You know, just this other day, I was sitting in the back of our car with my little cousin. And he was all smiling and staring outside the window constantly for 15 minutes. There was nothing outside there, so I asked him, “hey there cubby, what ya thinking?” And he replied with a big smiley face, “Candy!”

Candy! Can you believe it? A kid is happy with just that thought. Tell me, when was the last time you thought about candy for 15 minutes? Huh! You can try but I promise, you won’t get far enough. Yeah let’s try it, shall we?

“Hmmm Candy … Candy …. Oh Cavity … Cavity? … Oh Doctor … No money …. Oh where am I …. Who am I ….. AM I GAY?”

And it always ends with that question. But then you see a hot girl coming across the street. You walk into a pole while staring at her and there you go.
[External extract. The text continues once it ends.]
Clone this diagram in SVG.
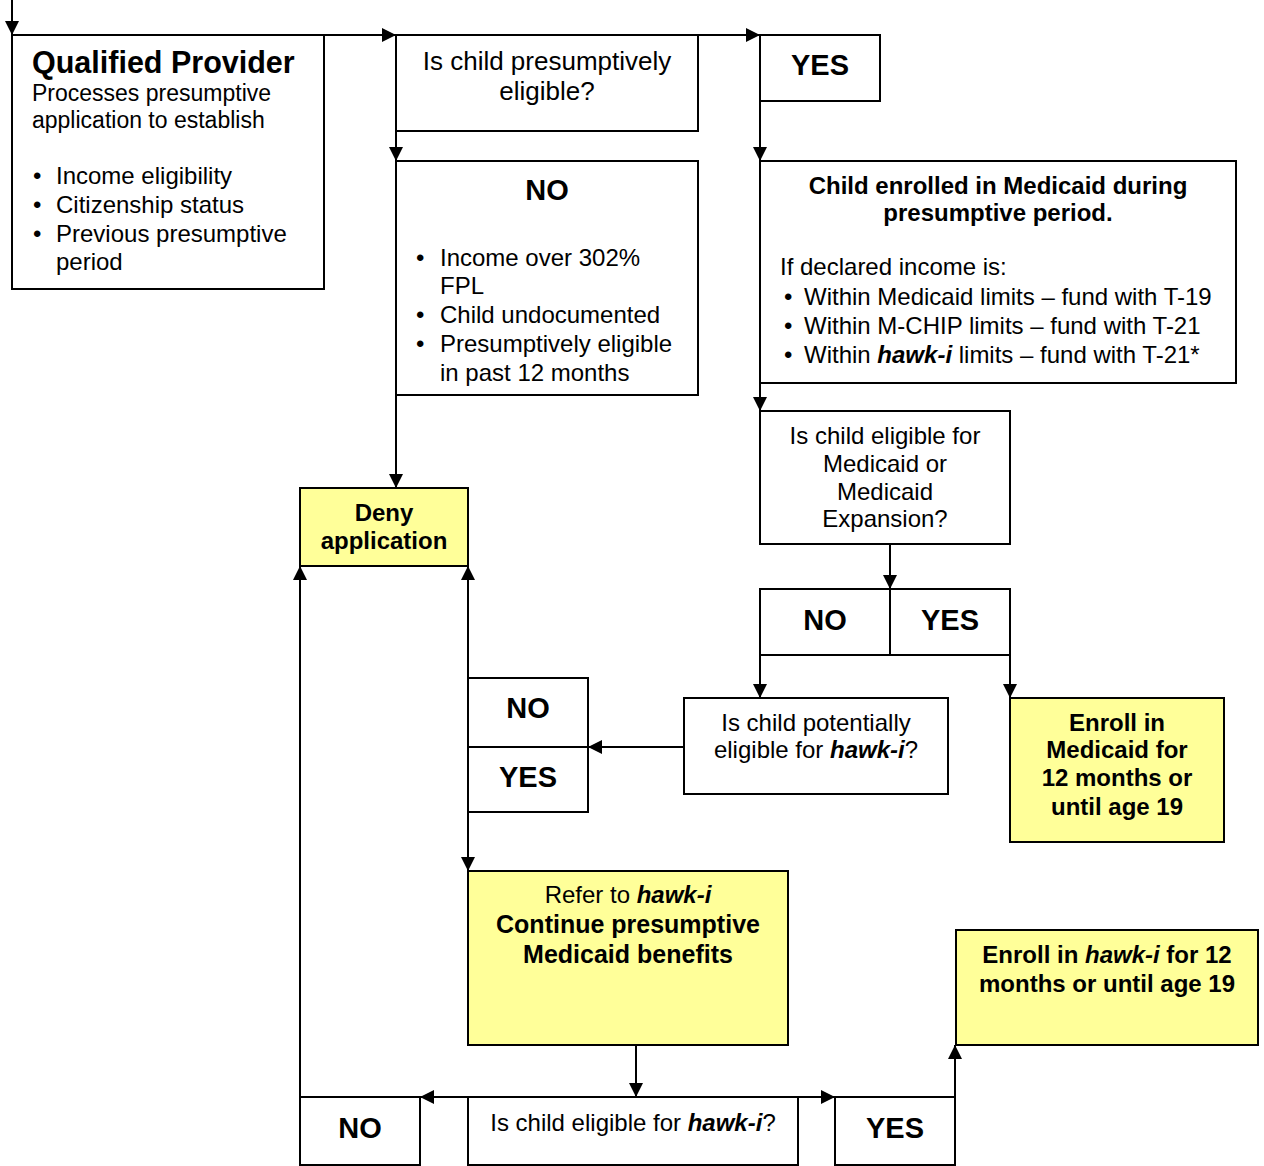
<svg xmlns="http://www.w3.org/2000/svg" width="1264" height="1166" viewBox="0 0 1264 1166">
<defs>
<marker id="ah" markerUnits="userSpaceOnUse" markerWidth="14" markerHeight="14" refX="14" refY="7" orient="auto">
<path d="M0,0 L14,7 L0,14 z" fill="#000"/>
</marker>
<style>
.box{fill:#fff;stroke:#000;stroke-width:2}
.yel{fill:#ffff99;stroke:#000;stroke-width:2}
.c{fill:none;stroke:#000;stroke-width:2;marker-end:url(#ah)}
text{font-family:"Liberation Sans",Arial,sans-serif;fill:#000}
.r{font-size:24px}
.rs{font-size:23px}
.b{font-size:24px;font-weight:bold}
.b25{font-size:25px;font-weight:bold}
.big{font-size:29px;font-weight:bold}
.m{text-anchor:middle}
.hi{font-weight:bold;font-style:italic}
</style>
</defs>
<rect width="1264" height="1166" fill="#fff"/>

<g id="qualified-provider">
<rect class="box" x="12" y="35" width="312" height="254"/>
<text x="32" y="73" style="font-size:30.5px;font-weight:bold">Qualified Provider</text>
<text class="rs" x="32" y="101">Processes presumptive</text>
<text class="rs" x="32" y="128">application to establish</text>
<text class="r" x="33" y="184">•</text><text class="r" x="56" y="184">Income eligibility</text>
<text class="r" x="33" y="213">•</text><text class="r" x="56" y="213">Citizenship status</text>
<text class="r" x="33" y="242">•</text><text class="r" x="56" y="242">Previous presumptive</text>
<text class="r" x="56" y="270">period</text>
</g>

<g id="presumptive-question">
<rect class="box" x="396" y="35" width="302" height="96"/>
<text class="m" x="547" y="70" style="font-size:26px">Is child presumptively</text>
<text class="m" x="547" y="100" style="font-size:26px">eligible?</text>
</g>

<g id="yes-top">
<rect class="box" x="760" y="35" width="120" height="66"/>
<text class="big m" x="820" y="75">YES</text>
</g>

<g id="no-top">
<rect class="box" x="396" y="161" width="302" height="234"/>
<text class="big m" x="547" y="200">NO</text>
<text class="r" x="416" y="266">•</text><text class="r" x="440" y="266">Income over 302%</text>
<text class="r" x="440" y="294">FPL</text>
<text class="r" x="416" y="323">•</text><text class="r" x="440" y="323">Child undocumented</text>
<text class="r" x="416" y="352">•</text><text class="r" x="440" y="352">Presumptively eligible</text>
<text class="r" x="440" y="381">in past 12 months</text>
</g>

<g id="enrolled-medicaid">
<rect class="box" x="760" y="161" width="476" height="222"/>
<text class="b m" x="998" y="194">Child enrolled in Medicaid during</text>
<text class="b m" x="998" y="221">presumptive period.</text>
<text class="r" x="780" y="275">If declared income is:</text>
<text class="r" x="784" y="305">•</text><text class="r" x="804" y="305">Within Medicaid limits – fund with T-19</text>
<text class="r" x="784" y="334">•</text><text class="r" x="804" y="334">Within M-CHIP limits – fund with T-21</text>
<text class="r" x="784" y="363">•</text><text class="r" x="804" y="363">Within <tspan class="hi">hawk-i</tspan> limits – fund with T-21*</text>
</g>

<g id="deny">
<rect class="yel" x="300" y="488" width="168" height="78"/>
<text class="b m" x="384" y="521">Deny</text>
<text class="b m" x="384" y="549">application</text>
</g>

<g id="medicaid-question">
<rect class="box" x="760" y="411" width="250" height="133"/>
<text class="r m" x="885" y="444">Is child eligible for</text>
<text class="r m" x="885" y="472">Medicaid or</text>
<text class="r m" x="885" y="500">Medicaid</text>
<text class="r m" x="885" y="527">Expansion?</text>
</g>

<g id="medicaid-no-yes">
<rect class="box" x="760" y="589" width="130" height="66"/>
<rect class="box" x="890" y="589" width="120" height="66"/>
<text class="big m" x="825" y="630">NO</text>
<text class="big m" x="950" y="630">YES</text>
</g>

<g id="potential-hawki-question">
<rect class="box" x="684" y="698" width="264" height="96"/>
<text class="r m" x="816" y="731">Is child potentially</text>
<text class="r m" x="816" y="758">eligible for <tspan class="hi">hawk-i</tspan>?</text>
</g>

<g id="enroll-medicaid">
<rect class="yel" x="1010" y="698" width="214" height="144"/>
<text class="b m" x="1117" y="731">Enroll in</text>
<text class="b m" x="1117" y="758">Medicaid for</text>
<text class="b m" x="1117" y="786">12 months or</text>
<text class="b m" x="1117" y="815">until age 19</text>
</g>

<g id="potential-no-yes">
<rect class="box" x="468" y="678" width="120" height="69"/>
<rect class="box" x="468" y="747" width="120" height="65"/>
<text class="big m" x="528" y="718">NO</text>
<text class="big m" x="528" y="787">YES</text>
</g>

<g id="refer-hawki">
<rect class="yel" x="468" y="871" width="320" height="174"/>
<text class="r m" x="628" y="903">Refer to <tspan class="hi">hawk-i</tspan></text>
<text class="b25 m" x="628" y="933">Continue presumptive</text>
<text class="b25 m" x="628" y="963">Medicaid benefits</text>
</g>

<g id="enroll-hawki">
<rect class="yel" x="956" y="930" width="302" height="115"/>
<text class="b m" x="1107" y="963">Enroll in <tspan font-style="italic">hawk-i</tspan> for 12</text>
<text class="b m" x="1107" y="992">months or until age 19</text>
</g>

<g id="hawki-question">
<rect class="box" x="468" y="1097" width="330" height="68"/>
<text class="r m" x="633" y="1131">Is child eligible for <tspan class="hi">hawk-i</tspan>?</text>
</g>

<g id="hawki-no">
<rect class="box" x="300" y="1097" width="120" height="68"/>
<text class="big m" x="360" y="1138">NO</text>
</g>

<g id="hawki-yes">
<rect class="box" x="835" y="1097" width="120" height="68"/>
<text class="big m" x="895" y="1138">YES</text>
</g>

<g id="connectors">
<path class="c" d="M12,0 V35"/>
<path class="c" d="M324,35 H396"/>
<path class="c" d="M698,35 H760"/>
<path class="c" d="M396,131 V161"/>
<path class="c" d="M760,101 V161"/>
<path class="c" d="M396,395 V488"/>
<path class="c" d="M760,383 V411"/>
<path class="c" d="M890,544 V589"/>
<path class="c" d="M760,655 V698"/>
<path class="c" d="M1010,655 V698"/>
<path class="c" d="M684,747 H588"/>
<path class="c" d="M468,678 V566"/>
<path class="c" d="M468,812 V871"/>
<path class="c" d="M636,1045 V1097"/>
<path class="c" d="M468,1097 H420"/>
<path class="c" d="M300,1097 V566"/>
<path class="c" d="M798,1097 H835"/>
<path class="c" d="M955,1097 V1045"/>
</g>
</svg>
You are as straight as that pole.

Anyways, you know what else comes with growing up? Living-with-your-parents become your purgatory. Yup! Living with your parents is like Police work. It’s the long-long hours of boredom interrupted by moments of unbelievable horror in the form of yelling and screaming.

So pay heed to my unnecessarily lengthy blog post and DON'T grow-up. It’s a trap.